The rest of the time, not so much.

This is a TIFF with fewer stars, fewer studio movies and more films up for sale but fewer buyers willing to commit during the writers’ and actors’ strikes. That’s a distinctly different beast from the TIFF that would normally host a parade of movie stars on an array of red carpets every day, particularly during the opening weekend that concludes on Sunday.

And yet, this year’s festival has had a familiar assortment of potential awards movies, crowd-pleasers, bold indies, star vehicles, international projects and weirdo midnight romps. And in the theaters when those movies play, the number of movie stars in the seats can be beside the point for at least a couple of hours. TIFF is still drawing full houses and the audiences are still enthusiastic and passionate, which an on-screen ad points out before every public screening.

And even better, those audiences are enthusiastic without feeling obligated to dispense the kind of mandatory 5-to-10-minute standing ovations that have become de rigueur in Venice and Cannes. That means one of the dumbest things to come out of those international festivals is mercifully missing from Toronto: no ridiculous headlines that put stopwatches on standing ovations as if endurance-test clapping means a damn thing.

After four days of this year’s festival, the only real grand theme to tie together the 2023 TIFF experience is the inescapable scarcity of stars.
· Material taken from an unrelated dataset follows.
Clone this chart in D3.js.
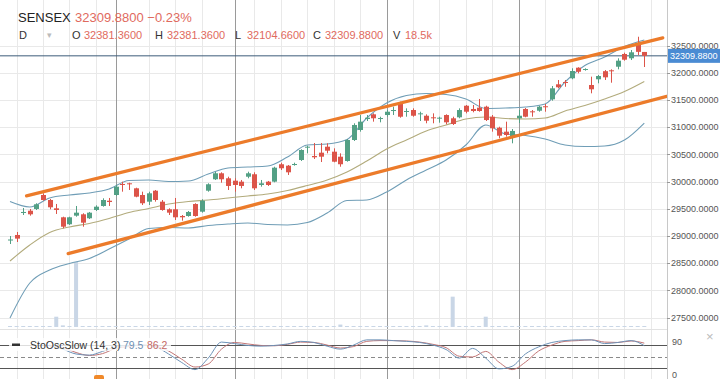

Willem Dafoe and Camila Morrone are here for “Gonzo Girl,” and Nicolas Cage for “Dream Scenario,” and Vicky Krieps for “The Dead Don’t Hurt,” and Sean Penn and Dakota Johnson for “Daddio,” and Jessica Chastain and Peter Sarsgaard are on their way for “Memory,” and there are others — but you can’t go more than a screening or two without hearing a director announce to an audience that his or her stars really, really wanted to come to Toronto but are supporting the strike.  

Beyond that, this Toronto does not carry the usual feeling that it’s introducing the movies that will dominate the awards race for the next six months. There have been a few clear awards contenders here — maybe Cord Jefferson’s “American Fiction” and Craig Gillespie’s “Dumb Money,” plus films that have premiered at earlier festivals like “Origin,” “The Holdovers,” “The Zone of Interest,” “Rustin,” “Anatomy of a Fall.” But Venice hogged some of the top awards titles with Yorgos Lanthimos’ “Poor Things,” Sofia Coppola’s “Priscilla” and Bradley Cooper’s “Maestro,” none of which made the trip to TIFF.

That last title, though, presaged a clear TIFF trend this year: films directed by actors. So far, the Toronto schedule has yielded films by Patricia Arquette (“Gonzo Girl”), Michael Keaton (“Knox Goes Away”), Anna Kendrick (“Woman of the Hour”), Viggo Mortensen (“The Dead Don’t Hurt”), Kristin Scott Thomas (“North Star”) and Tony Goldwyn (“Ezra”); still to come are Chris Pine (“Poolman”) and Ethan Hawke (“Wildcat”).

In that first batch, Mortensen picked up where his directorial debut, 2019’s “Falling,” left off, increasing the complexity of that family drama with a nonlinear Western that centered immigrants and put a woman at the heart of the narrative. Thomas mounted a handsome if somewhat conventional family story. Keaton had fun with the noir trappings of his hit-man thriller. Arquette and Kendrick struck tricky balances in their directorial debuts, with the former’s wild story inspired by Hunter S. Thompson and the latter’s 1970s-set tribute to female empowerment through the lens of a real-life serial killer who was booked on “The Dating Game.”

(As actor-directors, Keaton, Kendrick and Thomas opted to skip TIFF, while Arquette and Mortensen got waivers and attended.)

The opening weekend produced a few strong candidates for the festival’s People’s Choice Award, among them the very funny and very serious “American Fiction,” the GameStop saga “Dumb Money” and Taika Waititi’s crowd-pleasing if slight “Next Goal Wins.” But there’s another six days to go before that award can be announced, days in which the TIFF premieres will include Alexander Payne’s “The Holdovers,” Richard Linklater’s “Hit Man,” David Yates’ “Pain Hustlers” and Elizabeth Chai Vasarhelyi and Jimmy Chin’s “Nyad,” so there’s still time for those films or others to make a move.

In the meantime, this muted TIFF will continue as if things are normal — at least when the lights are out and the screens are lit.